Nasceu em França, mas cedo regressou a um Portugal profundo, o minhoto, onde testemunhava como os meninos com maiores dificuldades na leitura e na escrita eram “tratados muito mal”. Foi com dúvidas que Clara Gomes decidiu ser professora, mas foi cheia de certeza que escolheu o ensino especial e é especialista em perturbações de leitura e escrita. Nesta segunda-feira lançou, na Escola Superior de Educação Paula Frassinetti, no Porto, o protótipo do videojogo Piratas dos Sons, a pensar nas crianças, entre os quatro e os seis anos, com dislexia. Hoje assinala-se o Dia Internacional da Dislexia.
Clara Gomes conta ao PÚBLICO que nunca esqueceu que “o que gostava mesmo era de ensinar a ler”, especialmente crianças com dificuldades. Depois de tirar uma pós-graduação em educação especial, decidiu que ajudar alunos com dislexia “era o que queria fazer para a vida toda”.
Em 2016, no âmbito do seu doutoramento em Ciências da Educação, começou a desenvolver aquele que viria a ser o Pirata dos Sons, um jogo que é o primeiro validado cientificamente em Portugal. Fruto da sua pesquisa e de um trabalho no terreno onde testou o jogo numa amostra de cem alunos, a professora afirma que os resultados do estudo foram positivos.
“Consegui comprovar que o grupo experimental que participou no projecto conseguiu ganhos muito superiores quer na leitura, quer na compreensão, em relação às crianças daquelas idades e daquelas turmas que não tinham beneficiado do jogo”, resume a investigadora sobre os três anos em que desenvolveu e pôs o jogo em prática.
Identificar e manipular os sons
As melhorias na capacidade de leitura advêm do trabalho de uma competência essencial que é desenvolvida antes de a criança aprender a ler: a consciência fonológica, explica. Esta consciência baseia-se na aprendizagem de que as palavras são formadas por vários sons que podem ser separados e reorganizados.
“Quando diagnosticamos uma dislexia, estamos a falar de um problema nesta área da consciência fonológica, ou seja, uma incapacidade que a criança tem de identificar e manipular os sons”, continua a autora do jogo. Assim, o jogo pretende actuar precocemente, podendo ser jogado por qualquer criança, sendo que o diagnóstico de dislexia, segundo a especialista, só pode ser feito dois anos depois de aprender a ler, normalmente, no final do 2.º ano de escolaridade.

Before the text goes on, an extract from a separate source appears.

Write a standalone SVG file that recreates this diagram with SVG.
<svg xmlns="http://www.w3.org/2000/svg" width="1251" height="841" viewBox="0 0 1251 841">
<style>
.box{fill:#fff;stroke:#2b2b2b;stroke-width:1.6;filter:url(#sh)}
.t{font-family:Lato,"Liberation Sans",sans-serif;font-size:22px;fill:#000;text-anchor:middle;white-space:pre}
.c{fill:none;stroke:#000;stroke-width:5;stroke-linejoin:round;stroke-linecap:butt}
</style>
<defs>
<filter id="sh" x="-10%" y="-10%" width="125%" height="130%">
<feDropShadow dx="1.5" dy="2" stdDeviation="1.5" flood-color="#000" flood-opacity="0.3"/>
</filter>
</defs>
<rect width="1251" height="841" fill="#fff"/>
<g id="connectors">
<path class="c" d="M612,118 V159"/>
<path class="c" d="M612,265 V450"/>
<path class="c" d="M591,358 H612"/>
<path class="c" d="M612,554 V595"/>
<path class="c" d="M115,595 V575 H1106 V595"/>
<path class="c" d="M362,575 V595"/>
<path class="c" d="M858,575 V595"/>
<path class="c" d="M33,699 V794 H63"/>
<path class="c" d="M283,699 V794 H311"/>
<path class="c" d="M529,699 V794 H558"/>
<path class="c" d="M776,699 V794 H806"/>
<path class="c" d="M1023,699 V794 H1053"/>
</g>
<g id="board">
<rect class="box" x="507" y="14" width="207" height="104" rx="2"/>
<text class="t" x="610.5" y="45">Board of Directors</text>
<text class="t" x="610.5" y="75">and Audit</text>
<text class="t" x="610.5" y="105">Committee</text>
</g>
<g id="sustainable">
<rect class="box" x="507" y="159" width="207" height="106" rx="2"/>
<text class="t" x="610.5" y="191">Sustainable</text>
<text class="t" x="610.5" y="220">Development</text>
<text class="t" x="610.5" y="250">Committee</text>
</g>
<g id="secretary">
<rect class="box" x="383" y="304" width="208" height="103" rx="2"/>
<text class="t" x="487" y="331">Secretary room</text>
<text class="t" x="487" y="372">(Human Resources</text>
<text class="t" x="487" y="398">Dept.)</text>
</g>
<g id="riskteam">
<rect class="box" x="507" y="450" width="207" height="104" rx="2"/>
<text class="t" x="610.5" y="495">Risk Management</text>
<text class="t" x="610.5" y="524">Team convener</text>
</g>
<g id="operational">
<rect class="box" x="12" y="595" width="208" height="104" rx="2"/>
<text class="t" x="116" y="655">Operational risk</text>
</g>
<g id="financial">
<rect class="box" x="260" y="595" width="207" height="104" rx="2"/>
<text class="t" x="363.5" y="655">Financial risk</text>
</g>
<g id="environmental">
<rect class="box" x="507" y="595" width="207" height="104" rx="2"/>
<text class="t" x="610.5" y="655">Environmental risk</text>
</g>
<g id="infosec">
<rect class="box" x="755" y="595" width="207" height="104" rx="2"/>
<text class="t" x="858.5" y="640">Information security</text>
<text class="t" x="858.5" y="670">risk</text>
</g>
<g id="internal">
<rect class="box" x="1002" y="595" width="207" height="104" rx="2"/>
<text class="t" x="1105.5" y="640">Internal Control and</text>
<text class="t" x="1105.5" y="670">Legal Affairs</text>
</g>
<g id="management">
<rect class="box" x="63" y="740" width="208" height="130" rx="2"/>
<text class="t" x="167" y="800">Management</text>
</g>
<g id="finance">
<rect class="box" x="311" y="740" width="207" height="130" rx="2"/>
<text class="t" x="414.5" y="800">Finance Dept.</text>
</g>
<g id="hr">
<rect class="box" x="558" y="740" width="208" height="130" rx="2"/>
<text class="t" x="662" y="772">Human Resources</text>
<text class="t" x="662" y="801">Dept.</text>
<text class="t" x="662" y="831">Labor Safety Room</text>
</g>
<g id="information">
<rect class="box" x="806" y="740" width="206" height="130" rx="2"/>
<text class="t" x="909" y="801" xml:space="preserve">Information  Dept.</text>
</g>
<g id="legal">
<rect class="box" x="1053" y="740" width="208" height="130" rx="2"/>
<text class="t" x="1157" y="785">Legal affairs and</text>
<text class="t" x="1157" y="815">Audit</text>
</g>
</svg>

“No final do 2.º ano, a criança devia estar a ler 90 palavras por minuto. E se estiver a ler abaixo de 30, por exemplo, nós podemos dizer que há um grande atraso em relação ao que é suposto para aquela idade”, diz.
Para trabalhar a leitura em fases mais tardias, a professora já tinha lançado a aplicação Speed Reading, que permite aos utilizadores ler textos e perceber quantas palavras por minuto estão a ler, através de um conversor de voz para texto integrado na aplicação.
Ser um pirata
Construído originalmente como jogo de tabuleiro, o Pirata dos Sons é agora adaptado para o formato de videojogo disponível para computador e telemóvel. Esta mudança, segundo a especialista, foi feita de modo a “aproximar o jogo aos contextos digitais” mais prevalentes nesta faixa etária e, também, “para estar ao alcance de qualquer um a qualquer momento”.

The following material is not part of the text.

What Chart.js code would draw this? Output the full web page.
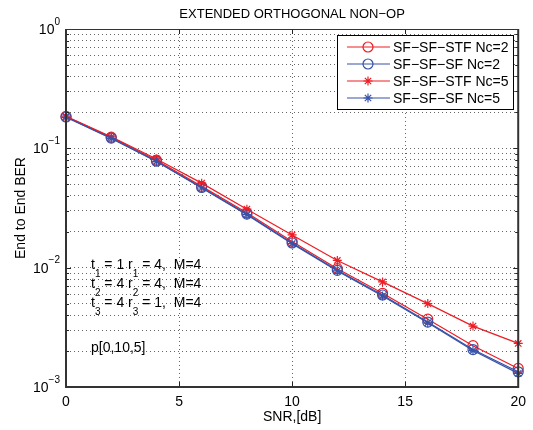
<!DOCTYPE html>
<html>
<head>
<meta charset="utf-8">
<script src="https://cdn.jsdelivr.net/npm/chart.js@4"></script>
<style>
  html, body { margin: 0; padding: 0; background: #fff; }
  #wrap { width: 533px; height: 430px; }
</style>
</head>
<body>
<div id="wrap"><canvas id="berChart" width="533" height="430"></canvas></div>
<script>
// SNR points in dB
const snr = [0, 2, 4, 6, 8, 10, 12, 14, 16, 18, 20];

// End to end BER
const berStfNc2 = [0.185, 0.124, 0.0795, 0.0480, 0.0288, 0.0166, 0.0098, 0.0061, 0.0037, 0.00222, 0.00143];
const berSfNc2  = [0.183, 0.122, 0.0780, 0.0470, 0.0281, 0.0161, 0.0095, 0.0059, 0.0035, 0.00206, 0.00134];
const berStfNc5 = [0.186, 0.125, 0.0815, 0.0511, 0.0309, 0.0188, 0.0115, 0.0076, 0.0050, 0.00324, 0.00232];
const berSfNc5  = [0.182, 0.121, 0.0775, 0.0465, 0.0278, 0.0159, 0.0094, 0.0058, 0.00345, 0.00202, 0.00130];

const seriesLabels = ['SF-SF-STF Nc=2', 'SF-SF-SF Nc=2', 'SF-SF-STF Nc=5', 'SF-SF-SF Nc=5'];

// tick labels
const xTicks = [0, 5, 10, 15, 20];
const yDecades = [-3, -2, -1, 0];

const titleText = 'EXTENDED ORTHOGONAL NON-OP';
const xTitle = 'SNR,[dB]';
const yTitle = 'End to End BER';

const RED = '#ee1c24';
const BLUE = '#3752a8';
const FONT = '"Liberation Sans", Arial, Helvetica, sans-serif';

// log ticks: 1..9 x 10^d plus the top decade
const yTicks = [];
yDecades.forEach(d => {
    if (d === yDecades[yDecades.length - 1]) {
        yTicks.push(Math.pow(10, d));
        return;
    }
    for (let m = 1; m <= 9; m++) {
        yTicks.push(Number((m * Math.pow(10, d)).toPrecision(3)));
    }
});

function isDecade(v) {
    const l = Math.log10(v);
    return Math.abs(l - Math.round(l)) < 1e-9;
}

// matlab prints the hyphens as long dashes
function dashes(s) {
    return s.replace(/-/g, '\u2212');
}

function makeSet(label, values, color, style, radius, order) {
    return {
        label: label,
        data: snr.map((x, i) => ({ x: x, y: values[i] })),
        borderColor: color,
        backgroundColor: 'rgba(0,0,0,0)',
        borderWidth: 1.2,
        pointStyle: style,
        pointRadius: radius,
        pointBorderColor: color,
        pointBackgroundColor: 'rgba(0,0,0,0)',
        pointBorderWidth: 1.2,
        tension: 0,
        clip: false,
        order: order
    };
}

// box, inward ticks, y tick labels, legend, text notes, title
const matlabDecor = {
    id: 'matlabDecor',
    afterDraw(chart) {
        const ctx = chart.ctx;
        const a = chart.chartArea;
        const xs = chart.scales.x;
        const ys = chart.scales.y;
        ctx.save();

        // inward tick marks
        ctx.strokeStyle = '#222';
        ctx.lineWidth = 1;
        ys.ticks.forEach(t => {
            const y = Math.round(ys.getPixelForValue(t.value)) + 0.5;
            const len = isDecade(t.value) ? 5 : 3;
            ctx.beginPath();
            ctx.moveTo(a.left, y); ctx.lineTo(a.left + len, y);
            ctx.moveTo(a.right, y); ctx.lineTo(a.right - len, y);
            ctx.stroke();
        });
        xs.ticks.forEach(t => {
            const x = Math.round(xs.getPixelForValue(t.value)) + 0.5;
            ctx.beginPath();
            ctx.moveTo(x, a.bottom); ctx.lineTo(x, a.bottom - 5);
            ctx.moveTo(x, a.top); ctx.lineTo(x, a.top + 5);
            ctx.stroke();
        });

        // axes box
        ctx.strokeStyle = '#333';
        ctx.lineWidth = 1;
        ctx.beginPath();
        ctx.moveTo(a.left, a.top + 0.5); ctx.lineTo(a.right, a.top + 0.5);
        ctx.stroke();
        ctx.lineWidth = 2;
        ctx.beginPath();
        ctx.moveTo(a.left, a.top); ctx.lineTo(a.left, a.bottom);
        ctx.lineTo(a.right, a.bottom); ctx.lineTo(a.right, a.top);
        ctx.stroke();

        // y tick labels 10^n
        ctx.fillStyle = '#000';
        ys.ticks.forEach(t => {
            if (!isDecade(t.value)) return;
            const y = ys.getPixelForValue(t.value);
            const exp = String(Math.round(Math.log10(t.value))).replace('-', '\u2212');
            ctx.font = '10px ' + FONT;
            const ew = ctx.measureText(exp).width;
            ctx.textAlign = 'left';
            ctx.textBaseline = 'middle';
            ctx.fillText(exp, 60 - ew, y - 7);
            ctx.font = '14px ' + FONT;
            ctx.textAlign = 'right';
            ctx.fillText('10', 60 - ew, y + 1);
        });

        // title over the axes
        ctx.font = '13px ' + FONT;
        ctx.textAlign = 'center';
        ctx.textBaseline = 'middle';
        ctx.fillText(dashes(titleText), (a.left + a.right) / 2, 14);

        // legend box
        const lx = 337, ly = 35, lw = 176, lh = 74;
        ctx.fillStyle = '#fff';
        ctx.fillRect(lx, ly, lw, lh);
        ctx.strokeStyle = '#000';
        ctx.lineWidth = 1;
        ctx.strokeRect(lx + 0.5, ly + 0.5, lw, lh);
        chart.data.datasets.forEach((ds, i) => {
            const y = ly + 12 + i * 17;
            ctx.strokeStyle = ds.borderColor;
            ctx.lineWidth = 1.2;
            ctx.beginPath();
            ctx.moveTo(lx + 10, y); ctx.lineTo(lx + 53, y);
            ctx.stroke();
            ctx.fillStyle = 'rgba(0,0,0,0)';
            Chart.helpers.drawPoint(ctx, {
                pointStyle: ds.pointStyle,
                radius: ds.pointRadius,
                borderWidth: 1.2,
                rotation: 0
            }, lx + 31, y);
            ctx.fillStyle = '#000';
            ctx.font = '14px ' + FONT;
            ctx.textAlign = 'left';
            ctx.textBaseline = 'middle';
            ctx.fillText(dashes(ds.label), lx + 56, y + 1);
        });

        // text notes with subscripts
        const notes = [['1', '1', '1', '4'], ['2', '4', '2', '4'], ['3', '4', '3', '1']];
        ctx.fillStyle = '#000';
        ctx.textAlign = 'left';
        ctx.textBaseline = 'middle';
        notes.forEach((n, i) => {
            const y = 265 + i * 19;
            let x = 91;
            const parts = [
                ['t', false], [n[0], true], [' = ' + n[1] + ' r', false],
                [n[2], true], [' = ' + n[3] + ',  M=4', false]
            ];
            parts.forEach(p => {
                ctx.font = (p[1] ? '10px ' : '14px ') + FONT;
                ctx.fillText(p[0], x, p[1] ? y + 9 : y);
                x += ctx.measureText(p[0]).width;
            });
        });
        ctx.font = '14px ' + FONT;
        ctx.fillText('p[0,10,5]', 91, 348);

        ctx.restore();
    }
};

const ctx = document.getElementById('berChart').getContext('2d');
const berChart = new Chart(ctx, {
    type: 'line',
    data: {
        datasets: [
            makeSet(seriesLabels[0], berStfNc2, RED, 'circle', 5, 3),
            makeSet(seriesLabels[1], berSfNc2, BLUE, 'circle', 5, 2),
            makeSet(seriesLabels[2], berStfNc5, RED, 'star', 4.5, 1),
            makeSet(seriesLabels[3], berSfNc5, BLUE, 'star', 4.5, 0)
        ]
    },
    options: {
        responsive: false,
        animation: false,
        devicePixelRatio: 1,
        layout: { padding: { left: 0, right: 12, top: 29, bottom: 0 } },
        plugins: {
            legend: { display: false },
            title: { display: false },
            tooltip: { enabled: false }
        },
        scales: {
            x: {
                type: 'linear',
                min: 0,
                max: 20,
                afterBuildTicks: scale => { scale.ticks = xTicks.map(v => ({ value: v })); },
                afterFit: scale => { scale.height = 43; },
                grid: { color: 'rgba(0,0,0,0.6)', drawTicks: false },
                border: { display: false, dash: [1, 3] },
                ticks: { padding: 7, color: '#000', font: { family: FONT, size: 14 } },
                title: {
                    display: true, text: xTitle, color: '#000',
                    font: { family: FONT, size: 14 }, padding: { top: 0, bottom: 4 }
                }
            },
            y: {
                type: 'logarithmic',
                min: 1e-3,
                max: 1,
                afterBuildTicks: scale => { scale.ticks = yTicks.map(v => ({ value: v, major: isDecade(v) })); },
                afterFit: scale => { scale.width = 66; },
                grid: { color: 'rgba(0,0,0,0.6)', drawTicks: false },
                border: { display: false, dash: [1, 3] },
                ticks: { display: false, autoSkip: false },
                title: {
                    display: true, text: yTitle, color: '#000',
                    font: { family: FONT, size: 14 }, padding: { top: 13, bottom: 0 }
                }
            }
        }
    },
    plugins: [matlabDecor]
});
</script>
</body>
</html>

Para completar o jogo, a criança encarna a personagem de um pirata que, na versão final, terá uma versão feminina, e tem de percorrer as oito ilhas que compõem o mapa do videojogo. Para passar de ilha para ilha, tem de responder correctamente às perguntas que as personagens lhe fazem. Pelo caminho, vai trabalhando o seu conhecimento dos sons.
“São perguntas como ‘Quantas silabas tem a palavra pato?’ e a criança tem de dizer que tem duas sílabas”, exemplifica Clara Gomes que dá voz à personagem principal, a pirata Claire.

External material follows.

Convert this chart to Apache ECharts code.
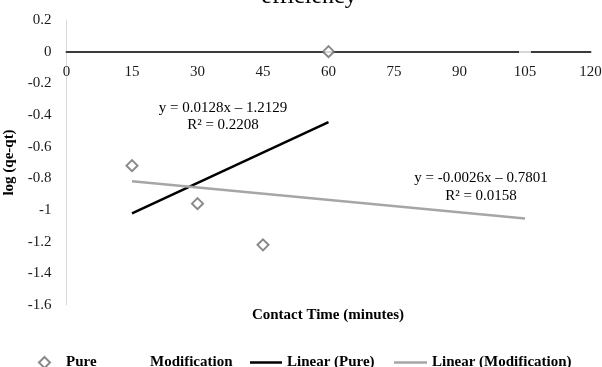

O último nível, o mais difícil, o jogador tem de indicar quantos sons tem uma palavra, trabalhando a vertente da consciência fonética. Segundo Clara Gomes, este nível inclui perguntas como “Quantos sons tem a palavra chá?”, a que a criança tem de responder: dois, o “ch” e o “á”. “Quando a criança tem esta última dimensão adquirida, já está a aprender a ler sem que ninguém lhe ensine”, declara.
Para a professora, este trabalho que as crianças fazem ao jogar é essencial, não só para a redução da percentagem da população com dislexia e perturbações na aprendizagem da leitura, mas também para “evitar o insucesso escolar e, depois, o abandono escolar”.